Gli Stati Uniti stanno lasciando il passo alla Cina come primo importatore mondiale di greggio, grazie alla crescente produzione domestica di petrolio da fonti non convenzionali. È quanto si legge nello studio Sace: “Shipping, quali prospettive per il segmento oil taker”. Questa dinamica sta avendo impatti rilevanti sull’evoluzione del settore shipping;  se da un lato, infatti, si sono registrate ripercussioni negative per gli operatori nel segmento Suezmax2 - il principale tanker utilizzato per il trasporto di greggio verso il mercato statunitense - , dall’altro lato la crescente domanda cinese di petrolio sta diventando fondamentale per la sopravvivenza degli operatori VLCC (Very large crude carriers), dal momento che attualmente il paese registra una dipendenza dall’import di oil pari a circa il 57% della domanda interna (61% entro il 2015).
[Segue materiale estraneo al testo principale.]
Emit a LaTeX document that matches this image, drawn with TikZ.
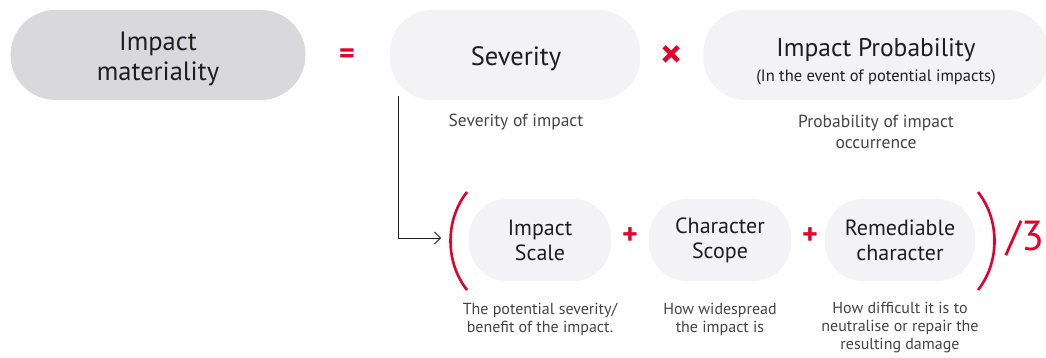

Dal picco registrato nel 2005 dei 10,1 milioni di barili al giorno (mb/d), l’import di greggio negli Stati Uniti è diminuito grazie a un consumo più efficiente di petrolio e all’aumento nell’utilizzo di gas in relazione ai più stringenti requisiti ambientali. Questa dinamica è stata amplificata negli ultimi anni dalla rivoluzione del tight oil: la produzione di greggio nordamericana è infatti aumentata fino a 6,5 mb/d nel 2012, dai 5 mb/d del 2008, grazie all’introduzione di nuovi metodi di estrazione (come il fracking e l’horizontal drilling).
Nel 2012 l’import di crude è stato di 8,4 mb/d, un livello inferiore rispetto ai 9,8 mb/d del 2008 e, secondo la International Energy Agency (IEA), entro il 2020, dovrebbe scendere ulteriormente a circa 6,8 mb/d4.
La produzione di tight oil negli Stati Uniti è a basso tenore di zolfo, il che sta avendo un impatto negativo sulle importazioni di greggio dal nord Africa (soprattutto dall’Algeria) e dall’Africa occidentale (in particolare dalla Nigeria), la cui produzione mostra caratteristiche chimiche omogenee a quella statunitense.
Se da una parte il mercato statunitense del petrolio sta subendo trasformazioni strutturali che incidono negativamente sul settore del trasporto via nave, d’altra parte sarà la crescente domanda cinese di greggio a guidare le future dinamiche del settore, specialmente con riferimento al segmento dei VLCCs.
Secondo alcune previsioni la Cina diventerà, infatti, il primo importatore di crude-oil entro il 2015, superando gli Stati Uniti. Il tasso di crescita medio annuo delle importazioni nette di petrolio cinesi è previsto mantenersi attorno al 4 % nel periodo 2014-2018; un tasso comunque inferiore rispetto all’11,8% del periodo 2009-2013. Tale rallentamento è da ricondurre al cambio di passo della crescita cinese che, secondo le previsioni del FMI, passerà dal 10,3% medio annuo degli ultimi 10 anni al 6,14% del periodo 2013-2018.
Il cambio di direzione nel commercio di crude oil pone la Cina in una posizione dominante, in particolare nei confronti degli operatori dell’Africa occidentale. Alcuni buyer cinesi stanno già dettando i termini contrattuali nei confronti dei produttori, dal momento che la bassa domanda da parte degli Stati Uniti sta forzando gli esportatori africani (soprattutto Nigeria e Angola) a competere per aggiudicarsi nuovi acquirenti in Asia.